What Are Order Types for Stocks?
An order is a set of instructions for how to sell or buy a stock that you give to your broker or place through a trading platform. To help you navigate the world of stock market terminology, we’ve compiled a list of the critical order types:
- A market order means that you want to buy or sell immediately. It’s the simplest of all order types, and many prefer it due to the speed at which your trade is executed. However, a market order doesn’t hinge on a specific stock price.
- A limit order is an order for a stock purchase or sale above or below a specific price. With a buy limit order, the trade will happen if the stock reaches a certain price or goes lower while giving a sell limit order means that you want a trade executed at a given price point or higher.
- A stop order or a stop-loss order refers to buying or selling a stock when it reaches a pre-set price - the so-called stop price. In many cases, a stop order is used preventatively to keep the investor from losing too much money when the stock cost starts to fall. It’s similar to a limit order and also has versions for selling or buying.
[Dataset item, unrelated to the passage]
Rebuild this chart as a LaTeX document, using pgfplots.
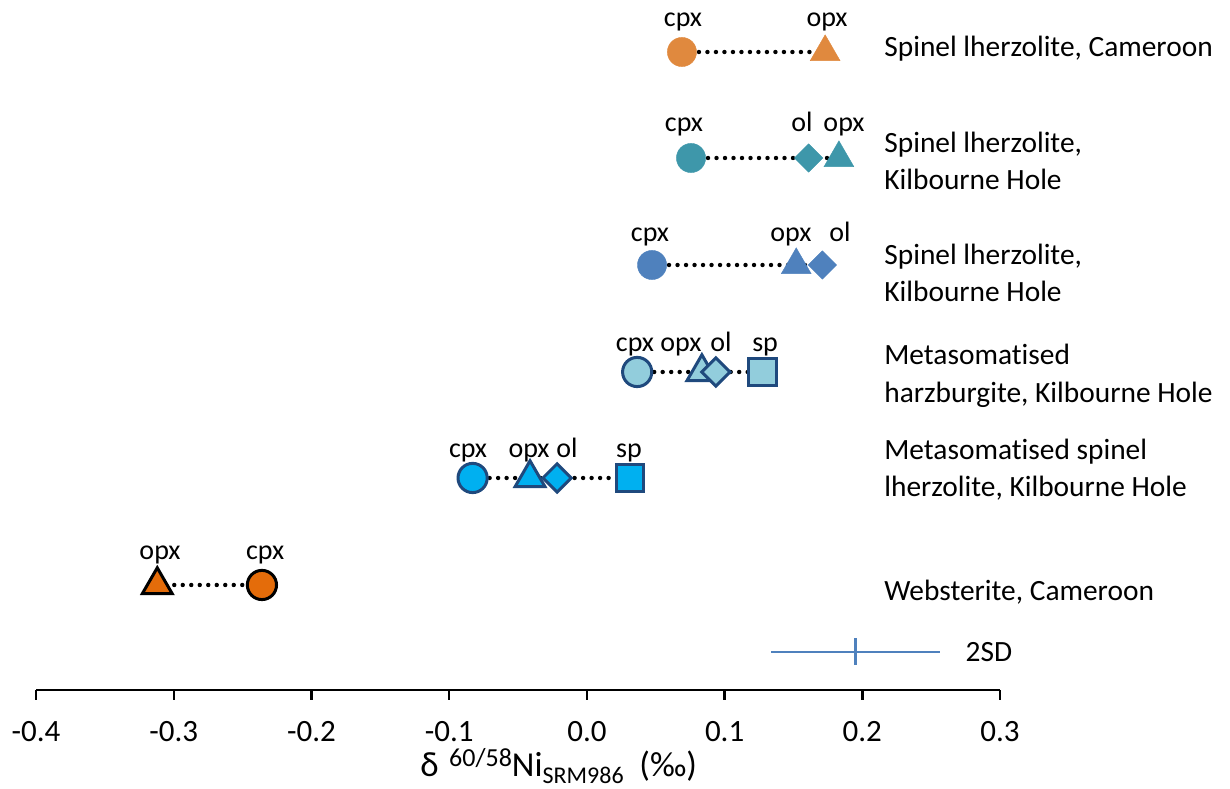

Orders can also vary in terms of length:
- A day order instructs your broker or trading platform to execute a trade at a given price by the end of the day. It can be a limit order, so long as it’s completed within the given period.
- A good-til-canceled (GTC) order refers to a buy or sell request that remains in effect until either executed or canceled. Brokerage firms generally limit the amount of time that you can keep a GTC order open to 90 days.
- An immediate-or-cancel (IOC) order immediately completes all or part of an order and cancels the remainder, if any. This order is typically used for selling or buying stocks in large quantities to get them all for the same price.
- An all-or-none (AON) order is a directive to carry out a trade in its entirety or not at all. AON orders will remain active until they are either executed or terminated.
- A fill-or-kill (FOK) order is a combination of the IOC and AON orders. It lasts only a few seconds and needs to be implemented exactly as specified or be revoked.
FAQ
How do beginners buy stocks?
If they have the means, beginners usually hire a brokerage firm to start buying stocks. Some firms offer professional advisors, while others conduct their clients’ trading in their clients’ place.
How much money do I need to buy stocks?
You’ll need approximately $500, with $200 being the minimum amount of money you should deposit into your brokerage account. Setting aside a larger amount for trading - e.g., $1000 - gives you more flexibility and increases your chances of profit since it means you can afford buying shares belonging to reputable companies.
How do you get paid from stocks?
There are two ways to earn money from buying a stock. The first is to sell the stock when its price rises, and the second approach would be to collect shareholder dividends while keeping the stock for yourself.
Can you lose more than you invest?
Unfortunately, you can lose more money than you’ve invested. Traders intend to sell stocks for more money than they bought them for, but if the price goes down, they are sometimes forced to trade it for less to avoid large losses.